Each line of the material must be repeated precisely, with the pictures left out.

>> START

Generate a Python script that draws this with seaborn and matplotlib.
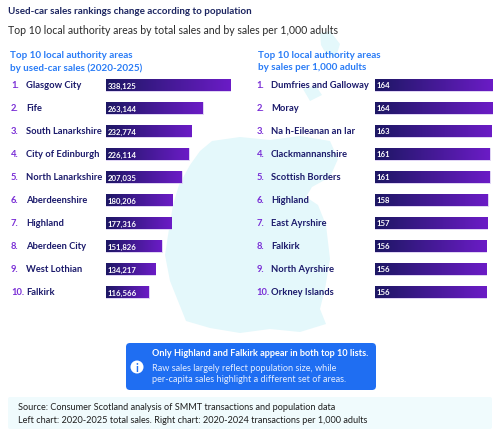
import numpy as np
import pandas as pd
import matplotlib
matplotlib.use("Agg")
import matplotlib.pyplot as plt
import seaborn as sns
from matplotlib.colors import LinearSegmentedColormap
from matplotlib.patches import FancyBboxPatch, Circle, Polygon
from matplotlib.transforms import blended_transform_factory

# ---------------- data ----------------
left_areas = ["Glasgow City", "Fife", "South Lanarkshire", "City of Edinburgh",
              "North Lanarkshire", "Aberdeenshire", "Highland", "Aberdeen City",
              "West Lothian", "Falkirk"]
left_sales = [338125, 263144, 232774, 226114, 207035, 180206, 177316, 151826,
              134217, 116566]

right_areas = ["Dumfries and Galloway", "Moray", "Na h-Eileanan an Iar",
               "Clackmannanshire", "Scottish Borders", "Highland", "East Ayrshire",
               "Falkirk", "North Ayrshire", "Orkney Islands"]
right_sales = [164, 164, 163, 161, 161, 158, 157, 156, 156, 156]

title = "Used-car sales rankings change according to population"
subtitle = "Top 10 local authority areas by total sales and by sales per 1,000 adults"
left_heading = ["Top 10 local authority areas", "by used-car sales (2020-2025)"]
right_heading = ["Top 10 local authority areas", "by sales per 1,000 adults"]
note_bold = "Only Highland and Falkirk appear in both top 10 lists."
note_text = "Raw sales largely reflect population size, while\nper-capita sales highlight a different set of areas."
source_lines = ["Source: Consumer Scotland analysis of SMMT transactions and population data",
                "Left chart: 2020-2025 total sales. Right chart: 2020-2024 transactions per 1,000 adults"]

# ---------------- style ----------------
sns.set_theme(style="white")
plt.rcParams["font.family"] = ["Lato", "DejaVu Sans"]

NAVY = "#1b1a6b"
PURPLE = "#7a2ed6"
BLUE_HEAD = "#2a7cf6"
cmap = LinearSegmentedColormap.from_list("grad", ["#1d1764", "#6b1cc6"])

W, H = 500, 439
fig = plt.figure(figsize=(W / 100, H / 100), dpi=100)
fig.patch.set_facecolor("white")
renderer = fig.canvas.get_renderer()


def fit(t, target_px):
    """Scale a text's font size so its rendered width matches target_px."""
    w = t.get_window_extent(renderer).width
    t.set_fontsize(t.get_fontsize() * target_px / w)
    return t


def fit_size(sample, target_px, bold=True, base=8.0):
    t = fig.text(0, 0, sample, fontsize=base, fontweight="bold" if bold else "normal")
    w = t.get_window_extent(renderer).width
    t.remove()
    return base * target_px / w


# background decoration axes in pixel coordinates
bg = fig.add_axes([0, 0, 1, 1], zorder=0)
bg.set_xlim(0, W)
bg.set_ylim(H, 0)
bg.axis("off")

MAPC = "#e4f8fb"
scot = [(212, 142), (240, 138), (270, 141), (300, 137), (330, 142), (338, 160),
        (330, 178), (312, 188), (306, 198), (318, 206), (326, 226), (330, 260),
        (325, 290), (320, 310), (326, 325), (300, 333), (270, 330), (240, 334),
        (210, 329), (186, 322), (178, 302), (170, 282), (165, 256), (169, 230),
        (173, 206), (179, 186), (190, 166), (200, 152)]
bg.add_patch(Polygon(scot, closed=True, facecolor=MAPC, edgecolor="none"))
bg.add_patch(Polygon([(320, 34), (330, 32), (340, 45), (336, 58), (326, 55), (321, 46)],
                     closed=True, facecolor=MAPC, edgecolor="none"))
bg.add_patch(Polygon([(303, 90), (316, 87), (322, 96), (310, 102)],
                     closed=True, facecolor=MAPC, edgecolor="none"))

# title texts
fit(fig.text(8 / W, 1 - 11 / H, title, fontsize=8, fontweight="bold", color="#1c2560",
             va="center", ha="left"), 246)
fit(fig.text(8 / W, 1 - 31 / H, subtitle, fontsize=7, color="#2b2b2b",
             va="center", ha="left"), 330)
hs = fit_size(left_heading[0], 123)
for k, (ly) in enumerate([55.5, 68]):
    fig.text(10 / W, 1 - ly / H, left_heading[k], fontsize=hs, fontweight="bold",
             color=BLUE_HEAD, va="center", ha="left")
    fig.text(258 / W, 1 - ly / H, right_heading[k], fontsize=hs, fontweight="bold",
             color=BLUE_HEAD, va="center", ha="left")

# info box
bg.add_patch(FancyBboxPatch((126, 344), 250, 47, boxstyle="round,pad=0,rounding_size=4",
                            facecolor="#1f6ef2", edgecolor="none"))
bg.add_patch(Circle((137, 368), 6.5, facecolor="white", edgecolor="none"))
bg.text(137, 368.5, "i", color="#1f6ef2", fontsize=8, fontweight="bold",
        ha="center", va="center")
fit(bg.text(152, 354, note_bold, color="white", fontsize=7, fontweight="bold",
            ha="left", va="center"), 217)
fit(bg.text(152, 374, note_text, color="#e4edff", fontsize=7, ha="left", va="center",
            linespacing=1.3), 195)

# source box
bg.add_patch(FancyBboxPatch((8, 398), 484, 32, boxstyle="round,pad=0,rounding_size=2",
                            facecolor="#f0fbfd", edgecolor="none"))
ss = fit_size(source_lines[1], 351, bold=False)
bg.text(18, 408, source_lines[0], color="#1e1e1e", fontsize=ss, ha="left", va="center")
bg.text(18, 421, source_lines[1], color="#1e1e1e", fontsize=ss, ha="left", va="center")

NAME_FS = fit_size("North Lanarkshire", 76)
VAL_FS = fit_size("338,125", 29)


def make_panel(x0_px, width_px, areas, values, xmax, rank_x, name_x, fmt):
    top = 74.5
    bottom = top + 23 * len(areas)
    ax = fig.add_axes([x0_px / W, 1 - bottom / H, width_px / W, (bottom - top) / H], zorder=2)
    df = pd.DataFrame({"area": areas, "value": values})
    sns.barplot(data=df, x="value", y="area", ax=ax, color="#3a1a90", width=0.48,
                orient="h")
    ax.patch.set_alpha(0)
    ax.axis("off")
    for p in ax.patches:
        x0, y0 = p.get_x(), p.get_y()
        w, h = p.get_width(), p.get_height()
        p.set_facecolor("none")
        p.set_edgecolor("#d9ccf2")
        p.set_linewidth(0.6)
        im = ax.imshow(np.linspace(0, 1, 256).reshape(1, -1), cmap=cmap, aspect="auto",
                       extent=[x0, x0 + w, y0 + h, y0], zorder=1, interpolation="bilinear")
        im.set_clip_path(p)
    ax.set_xlim(0, xmax)
    ax.set_ylim(len(areas) - 0.5, -0.5)
    for i, v in enumerate(values):
        ax.text(xmax * 0.012, i, fmt(v), color="white", fontsize=VAL_FS, fontweight="bold",
                ha="left", va="center", zorder=3)
    tr = blended_transform_factory(fig.transFigure, ax.transData)
    for i, a in enumerate(areas):
        ax.text(rank_x / W, i, f"{i + 1}.", color=PURPLE, fontsize=NAME_FS, fontweight="bold",
                ha="left", va="center", transform=tr, clip_on=False)
        ax.text(name_x / W, i, a, color=NAVY, fontsize=NAME_FS, fontweight="bold",
                ha="left", va="center", transform=tr, clip_on=False)
    return ax


make_panel(106, 124.7, left_areas, left_sales, 340000, 11, 26, lambda v: f"{v:,}")
make_panel(375, 121.3, right_areas, right_sales, 170, 256.5, 271, lambda v: f"{v}")

fig.savefig("out.png", dpi=100)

>> END

| FINISHED EXERCISE |
Generate a Python script that draws this with seaborn and matplotlib.
import numpy as np
import pandas as pd
import matplotlib
matplotlib.use("Agg")
import matplotlib.pyplot as plt
import seaborn as sns
from matplotlib.colors import LinearSegmentedColormap
from matplotlib.patches import FancyBboxPatch, Circle, Polygon
from matplotlib.transforms import blended_transform_factory

# ---------------- data ----------------
left_areas = ["Glasgow City", "Fife", "South Lanarkshire", "City of Edinburgh",
              "North Lanarkshire", "Aberdeenshire", "Highland", "Aberdeen City",
              "West Lothian", "Falkirk"]
left_sales = [338125, 263144, 232774, 226114, 207035, 180206, 177316, 151826,
              134217, 116566]

right_areas = ["Dumfries and Galloway", "Moray", "Na h-Eileanan an Iar",
               "Clackmannanshire", "Scottish Borders", "Highland", "East Ayrshire",
               "Falkirk", "North Ayrshire", "Orkney Islands"]
right_sales = [164, 164, 163, 161, 161, 158, 157, 156, 156, 156]

title = "Used-car sales rankings change according to population"
subtitle = "Top 10 local authority areas by total sales and by sales per 1,000 adults"
left_heading = ["Top 10 local authority areas", "by used-car sales (2020-2025)"]
right_heading = ["Top 10 local authority areas", "by sales per 1,000 adults"]
note_bold = "Only Highland and Falkirk appear in both top 10 lists."
note_text = "Raw sales largely reflect population size, while\nper-capita sales highlight a different set of areas."
source_lines = ["Source: Consumer Scotland analysis of SMMT transactions and population data",
                "Left chart: 2020-2025 total sales. Right chart: 2020-2024 transactions per 1,000 adults"]

# ---------------- style ----------------
sns.set_theme(style="white")
plt.rcParams["font.family"] = ["Lato", "DejaVu Sans"]

NAVY = "#1b1a6b"
PURPLE = "#7a2ed6"
BLUE_HEAD = "#2a7cf6"
cmap = LinearSegmentedColormap.from_list("grad", ["#1d1764", "#6b1cc6"])

W, H = 500, 439
fig = plt.figure(figsize=(W / 100, H / 100), dpi=100)
fig.patch.set_facecolor("white")
renderer = fig.canvas.get_renderer()


def fit(t, target_px):
    """Scale a text's font size so its rendered width matches target_px."""
    w = t.get_window_extent(renderer).width
    t.set_fontsize(t.get_fontsize() * target_px / w)
    return t


def fit_size(sample, target_px, bold=True, base=8.0):
    t = fig.text(0, 0, sample, fontsize=base, fontweight="bold" if bold else "normal")
    w = t.get_window_extent(renderer).width
    t.remove()
    return base * target_px / w


# background decoration axes in pixel coordinates
bg = fig.add_axes([0, 0, 1, 1], zorder=0)
bg.set_xlim(0, W)
bg.set_ylim(H, 0)
bg.axis("off")

MAPC = "#e4f8fb"
scot = [(212, 142), (240, 138), (270, 141), (300, 137), (330, 142), (338, 160),
        (330, 178), (312, 188), (306, 198), (318, 206), (326, 226), (330, 260),
        (325, 290), (320, 310), (326, 325), (300, 333), (270, 330), (240, 334),
        (210, 329), (186, 322), (178, 302), (170, 282), (165, 256), (169, 230),
        (173, 206), (179, 186), (190, 166), (200, 152)]
bg.add_patch(Polygon(scot, closed=True, facecolor=MAPC, edgecolor="none"))
bg.add_patch(Polygon([(320, 34), (330, 32), (340, 45), (336, 58), (326, 55), (321, 46)],
                     closed=True, facecolor=MAPC, edgecolor="none"))
bg.add_patch(Polygon([(303, 90), (316, 87), (322, 96), (310, 102)],
                     closed=True, facecolor=MAPC, edgecolor="none"))

# title texts
fit(fig.text(8 / W, 1 - 11 / H, title, fontsize=8, fontweight="bold", color="#1c2560",
             va="center", ha="left"), 246)
fit(fig.text(8 / W, 1 - 31 / H, subtitle, fontsize=7, color="#2b2b2b",
             va="center", ha="left"), 330)
hs = fit_size(left_heading[0], 123)
for k, (ly) in enumerate([55.5, 68]):
    fig.text(10 / W, 1 - ly / H, left_heading[k], fontsize=hs, fontweight="bold",
             color=BLUE_HEAD, va="center", ha="left")
    fig.text(258 / W, 1 - ly / H, right_heading[k], fontsize=hs, fontweight="bold",
             color=BLUE_HEAD, va="center", ha="left")

# info box
bg.add_patch(FancyBboxPatch((126, 344), 250, 47, boxstyle="round,pad=0,rounding_size=4",
                            facecolor="#1f6ef2", edgecolor="none"))
bg.add_patch(Circle((137, 368), 6.5, facecolor="white", edgecolor="none"))
bg.text(137, 368.5, "i", color="#1f6ef2", fontsize=8, fontweight="bold",
        ha="center", va="center")
fit(bg.text(152, 354, note_bold, color="white", fontsize=7, fontweight="bold",
            ha="left", va="center"), 217)
fit(bg.text(152, 374, note_text, color="#e4edff", fontsize=7, ha="left", va="center",
            linespacing=1.3), 195)

# source box
bg.add_patch(FancyBboxPatch((8, 398), 484, 32, boxstyle="round,pad=0,rounding_size=2",
                            facecolor="#f0fbfd", edgecolor="none"))
ss = fit_size(source_lines[1], 351, bold=False)
bg.text(18, 408, source_lines[0], color="#1e1e1e", fontsize=ss, ha="left", va="center")
bg.text(18, 421, source_lines[1], color="#1e1e1e", fontsize=ss, ha="left", va="center")

NAME_FS = fit_size("North Lanarkshire", 76)
VAL_FS = fit_size("338,125", 29)


def make_panel(x0_px, width_px, areas, values, xmax, rank_x, name_x, fmt):
    top = 74.5
    bottom = top + 23 * len(areas)
    ax = fig.add_axes([x0_px / W, 1 - bottom / H, width_px / W, (bottom - top) / H], zorder=2)
    df = pd.DataFrame({"area": areas, "value": values})
    sns.barplot(data=df, x="value", y="area", ax=ax, color="#3a1a90", width=0.48,
                orient="h")
    ax.patch.set_alpha(0)
    ax.axis("off")
    for p in ax.patches:
        x0, y0 = p.get_x(), p.get_y()
        w, h = p.get_width(), p.get_height()
        p.set_facecolor("none")
        p.set_edgecolor("#d9ccf2")
        p.set_linewidth(0.6)
        im = ax.imshow(np.linspace(0, 1, 256).reshape(1, -1), cmap=cmap, aspect="auto",
                       extent=[x0, x0 + w, y0 + h, y0], zorder=1, interpolation="bilinear")
        im.set_clip_path(p)
    ax.set_xlim(0, xmax)
    ax.set_ylim(len(areas) - 0.5, -0.5)
    for i, v in enumerate(values):
        ax.text(xmax * 0.012, i, fmt(v), color="white", fontsize=VAL_FS, fontweight="bold",
                ha="left", va="center", zorder=3)
    tr = blended_transform_factory(fig.transFigure, ax.transData)
    for i, a in enumerate(areas):
        ax.text(rank_x / W, i, f"{i + 1}.", color=PURPLE, fontsize=NAME_FS, fontweight="bold",
                ha="left", va="center", transform=tr, clip_on=False)
        ax.text(name_x / W, i, a, color=NAVY, fontsize=NAME_FS, fontweight="bold",
                ha="left", va="center", transform=tr, clip_on=False)
    return ax


make_panel(106, 124.7, left_areas, left_sales, 340000, 11, 26, lambda v: f"{v:,}")
make_panel(375, 121.3, right_areas, right_sales, 170, 256.5, 271, lambda v: f"{v}")

fig.savefig("out.png", dpi=100)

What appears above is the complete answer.